Troll of the Month: Dario Vraneš – President of the Municipality of Pljevlja

December 24, 2025

The Balkan Troll of the Month is an individual, a group of individuals or a media outlet that spreads hate based on gender, ethnicity, religion, or other diversity categories. The Balkan Troll is selected based on hate speech incidents identified across the Western Balkan region.da

On December 6, 2025, Milka Tadić Mijović, an investigative journalist and director of the Center for Investigative Journalism of Montenegro, an RDN partner organisation, was publicly attacked through offensive and sexist remarks made by Dario Vraneš, President of the Municipality of Pljevlja. Insults followed Tadić’s public criticism of the Chetnik ideology and nationalist narratives that Vraneš is widely associated with.

The Chetniks were a Yugoslav royalist and Serbian nationalist movement and guerrilla force in the Axis-occupied Yugoslavia who used terror tactics against Croats, the Muslim population of Bosnia and against Yugoslav Partisans.

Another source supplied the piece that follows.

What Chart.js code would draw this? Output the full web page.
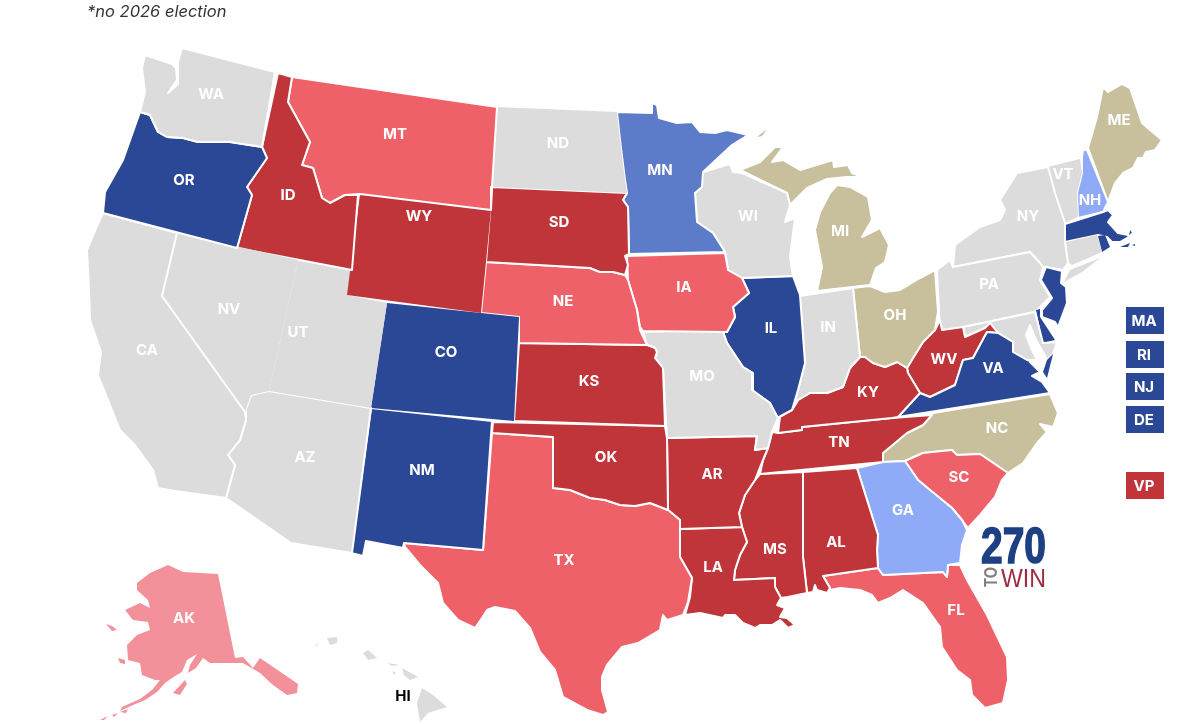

This year, RDN recorded several cases in Montenegro of harmful narratives based on historical revisionism, where religious figures and public officials used their authority to promote nationalist reinterpretations of history, including the glorification of WWII war criminals, as a means of political mobilisation, further fueling ethnic polarisation in the country.

As a result to Tadić’s reaction, Vraneš responded by publicly insulting her and calling her a witch and old hag leading to a strong reaction from civil society organisations, journalists, and politicians. All condemned the remarks as an unacceptable attempt to intimidate and discredit a woman for her outspoken opposition to extremist ideology. 

Despite Vraneš later issued a general apology, the incident reignited a broader debate on hate speech, misogyny, and accountability of public officials.

Ad hominem attacks on journalists refers to the personal attack against a journalist on a personal level to discredit and expose them, rather than addressing their reporting, evidence or argument. It involves the deliberate targeting of an individual. Most often, in the media sphere, we see ad hominem attacks on female journalists. According to a report by UN Women from this year looking at online violence against women human rights defenders, activists and journalists, it was found that “70% of surveyed women have experienced online violence in the course of their work”. For women journalists, online and offline abuse is deeply concerning. It has been shown that in the past five years alone, the link between online abuse and offline harm against women journalists has intensified significantly, with the proportion of those who associate offline attacks with online violence more than doubling from 20 per cent in 2020 to 42 per cent in 2025.

If we narrow down to the country context of Montenegro, according to the Safe Journalist Network, 32 attacks on women journalists have been reported in 4 years alone. Between 2021 and 2024, the Trade Union of Media of Montenegro (TUMM) recorded ‘32 incidents in which the victims were women journalists, including 11 attacks in 2024 alone’. The author of the research and TUMM Vice President, Marijana Camović-Veličković, noted that online harassment is the most common form of abuse faced by women journalists, with insult, death and rape threats frequently going unpunished.The need to address attacks on journalists is becoming increasingly urgent. As the online digital space continues to expand, attacks on journalists are growing, particularly in the form of sexist and offensive remarks that mainly target women. These attacks are not about challenging journalism but about silencing it. Journalists must be protected and allowed to carry out their work without fear of personal harassment or intimidation.